While at #CAST2012, I visited each of the (maybe four?) vendor booths. I had good discussions at two of them (with test suite vendors, mind you), and even got two free shirts. (I’m a sucker for free shirts.) At the Telerik booth, I also snagged a sticker that reads “I never guess. I test.”

At the time, I thought it was cool and proceeded to stick it on my portable HDD. A few days later, it hit me differently. Is it true that I don’t guess when testing? Is guessing a bad thing when it comes to testing?

After thinking about it a bit, I realized we guess all the time in testing. For example, when you first start to test a new feature or module, you have to make guesses as to how it might work. Sure, you may have some info from dev on what the feature is supposed to do; maybe you even sat in on design discussions, if you were lucky. But when it comes down to test time, the first thing you are doing is looking for patterns to help you uncover bugs. You start out with an opinion about how the module/feature should work, without having sufficient evidence to support your opinion (otherwise, why would you be testing it?). The results of your testing ARE the evidence that either confirms or contradicts your guess.

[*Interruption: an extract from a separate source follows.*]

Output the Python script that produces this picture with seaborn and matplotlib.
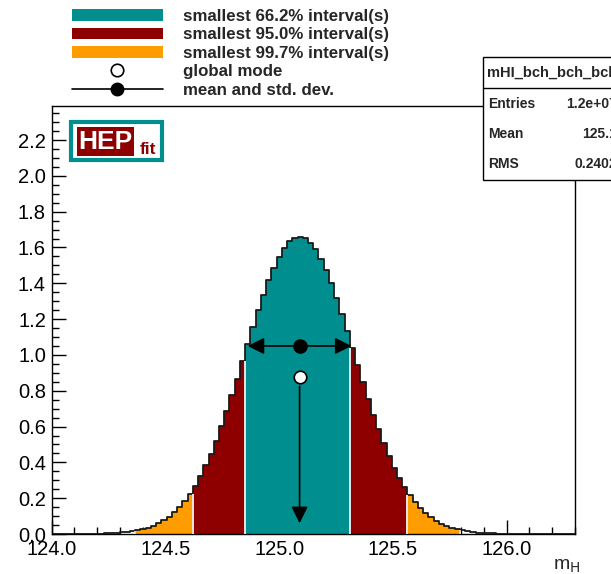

That IS the definition of guessing.

No, really, it is. Look: dictionary.reference.com/browse/guess

  • “to arrive at or commit oneself to an opinion about (something) without having sufficient evidence to support the opinion”

When most people first begin a career in testing, they follow the recommendations of other testers, do what their developer told them to or follow a test plan/test case (without much deviation). This is fine in the beginning, as it gives you a chance to see how others do things and to understand the expectations for testers here.

In the end, we NEED to guess/speculate/conjecture/hypothesize to advance as testers, even if that goes against some of the more rigid testing methodologies out there. To make an educated guess is an intellectual activity. Testing should be a challenging, intellectual process.